> [STATED TASK]
Lift every line from the entries that includes the word "with".

> [THE DATA]

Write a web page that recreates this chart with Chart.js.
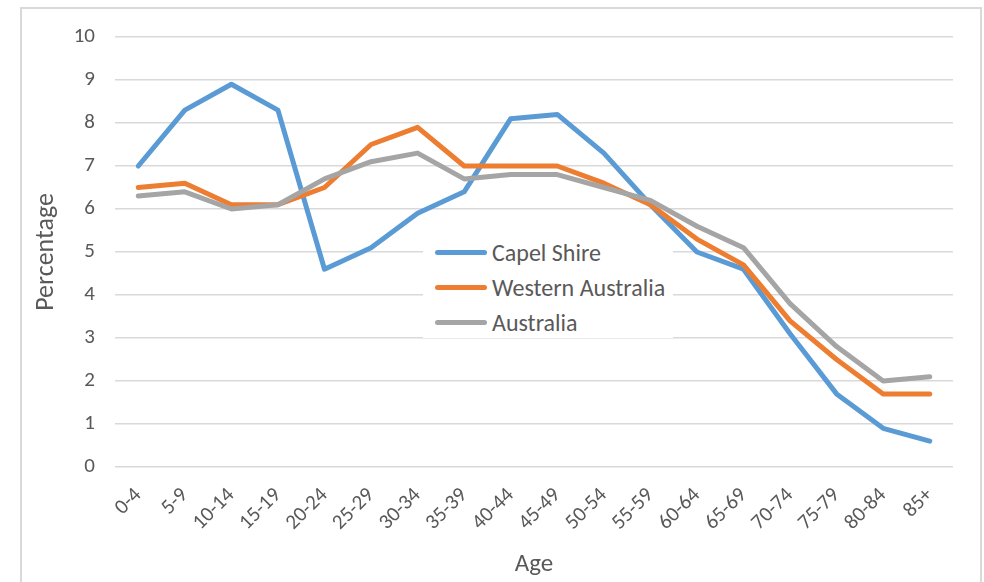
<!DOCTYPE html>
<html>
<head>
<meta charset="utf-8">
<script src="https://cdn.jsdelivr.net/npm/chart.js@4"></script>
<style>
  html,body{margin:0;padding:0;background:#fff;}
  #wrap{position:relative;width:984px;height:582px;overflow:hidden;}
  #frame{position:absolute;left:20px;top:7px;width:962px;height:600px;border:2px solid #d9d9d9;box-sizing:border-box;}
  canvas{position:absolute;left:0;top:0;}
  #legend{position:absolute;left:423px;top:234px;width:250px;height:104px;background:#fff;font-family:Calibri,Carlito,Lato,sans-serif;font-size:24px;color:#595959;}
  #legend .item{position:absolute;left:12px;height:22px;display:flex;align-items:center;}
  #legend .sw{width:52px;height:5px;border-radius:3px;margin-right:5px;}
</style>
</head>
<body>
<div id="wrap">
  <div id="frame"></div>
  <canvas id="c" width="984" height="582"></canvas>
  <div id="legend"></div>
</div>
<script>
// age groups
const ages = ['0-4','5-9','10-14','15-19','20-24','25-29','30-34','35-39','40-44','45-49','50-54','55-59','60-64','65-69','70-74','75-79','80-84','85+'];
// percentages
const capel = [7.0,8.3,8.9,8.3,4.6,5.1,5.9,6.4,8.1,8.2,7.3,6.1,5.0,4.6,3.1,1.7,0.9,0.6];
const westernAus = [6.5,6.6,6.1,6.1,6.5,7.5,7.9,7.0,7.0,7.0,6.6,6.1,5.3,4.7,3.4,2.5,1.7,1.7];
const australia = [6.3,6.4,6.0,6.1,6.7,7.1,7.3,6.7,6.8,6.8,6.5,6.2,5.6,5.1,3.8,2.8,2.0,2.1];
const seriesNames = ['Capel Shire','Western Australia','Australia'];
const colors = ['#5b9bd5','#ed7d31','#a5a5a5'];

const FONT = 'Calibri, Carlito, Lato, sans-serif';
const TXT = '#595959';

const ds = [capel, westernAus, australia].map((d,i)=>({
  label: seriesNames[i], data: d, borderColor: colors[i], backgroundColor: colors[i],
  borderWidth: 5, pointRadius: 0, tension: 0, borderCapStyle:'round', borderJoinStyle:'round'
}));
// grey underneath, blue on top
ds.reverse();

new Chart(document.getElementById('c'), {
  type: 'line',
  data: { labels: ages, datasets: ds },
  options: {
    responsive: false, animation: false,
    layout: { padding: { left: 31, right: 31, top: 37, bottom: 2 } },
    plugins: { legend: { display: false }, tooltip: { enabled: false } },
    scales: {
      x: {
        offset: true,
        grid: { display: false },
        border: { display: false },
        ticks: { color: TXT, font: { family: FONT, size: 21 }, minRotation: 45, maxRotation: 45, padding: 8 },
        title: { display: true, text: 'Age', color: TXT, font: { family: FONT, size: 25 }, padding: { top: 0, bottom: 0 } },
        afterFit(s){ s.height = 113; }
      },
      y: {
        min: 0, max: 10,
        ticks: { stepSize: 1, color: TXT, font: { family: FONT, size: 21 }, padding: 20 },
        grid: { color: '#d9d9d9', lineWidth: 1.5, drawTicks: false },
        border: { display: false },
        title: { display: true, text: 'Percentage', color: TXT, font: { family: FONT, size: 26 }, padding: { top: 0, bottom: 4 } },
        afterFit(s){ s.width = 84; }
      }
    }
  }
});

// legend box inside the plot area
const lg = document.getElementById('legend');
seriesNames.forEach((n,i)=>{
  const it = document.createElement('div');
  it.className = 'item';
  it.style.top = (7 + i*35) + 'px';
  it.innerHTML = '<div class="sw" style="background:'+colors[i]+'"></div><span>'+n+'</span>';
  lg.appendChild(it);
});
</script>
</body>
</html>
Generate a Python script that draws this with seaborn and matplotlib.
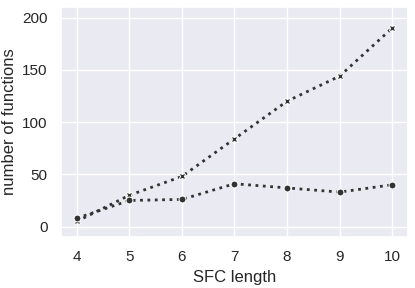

> [SOLUTION BELOW]
Write a web page that recreates this chart with Chart.js.
Generate a Python script that draws this with seaborn and matplotlib.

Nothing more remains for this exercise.